Our vacation itinerary was simple and routine.
I never thought of those trips as boring. I looked forward to every one of them. There was certainly nothing like the beach or mountains anywhere around Hampton, so, to me, they were very much like exotic destinations. Swimming in an Olympic size pool with those wide black lines on the bottom was an adventure. Buying a cap gun and shooting it out at the Silver Dollar Saloon was like living out every Saturday morning western I’d ever seen.

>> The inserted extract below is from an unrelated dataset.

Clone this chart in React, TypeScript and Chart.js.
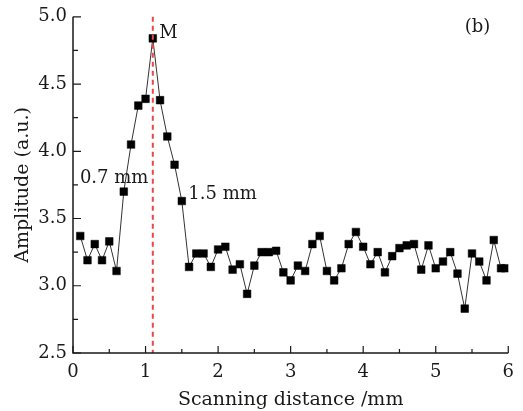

As an adult, I suppose I need to expand my horizons. Broaden my experiences. And I have visited a few places far from home. All three of my foreign excursions included accommodations with outhouses and food cooked over an open fire. The dining room was a picnic table under a blue tarp. Not exactly a five-star resort.
I had plans to go to Ireland in the fall of this year. I even put down a deposit last year. I looked at pictures of rolling green hills crisscrossed by ancient stone walls. Castles born out of medieval times. Small villages and coastline cliffs that would make Cherokee, North Carolina look like a cheap cigar. But life changed for me. The tour agency sent my deposit back.
Instead, I’ve got a cabin booked this summer in the Tennessee hills outside Gatlinburg. The views are not like the cliffs of Moher, but they are inspirational. The food will not be Irish stew from a pub in Dublin. But I’m pretty happy with burgers off the grill on the back deck. My daughter says we have plans to have dinner one night at the Dollywood Stampede. Food and horses sound exotic enough for me.
I’m not trying to be a stubborn old country bumpkin. I’d love to see places like Amsterdam and Tuscany and Dubai. I think maybe a stay on a tropical island paradise would be wonderful. Heck, even my dad went to Sydney, Australia one time.
So, one of these days I’ll probably go to one of those glamorous places in the 40-page high-gloss Travel magazine. I’ve seen pictures of friends who have traveled to places like Iceland, Mongolia, the pyramids of Egypt. Not doubt this world of ours is an amazing and beautiful place.
For now, however, my vacation plans are low key. I love the Appalachians. A simple cup of coffee at sunrise with no deadlines and no place to be sounds pretty good. The feel of a grandchild in my lap. Conversations with my kids over homemade peach ice cream. The sound of a good acoustic guitar.
I already feel relaxed just thinking about it.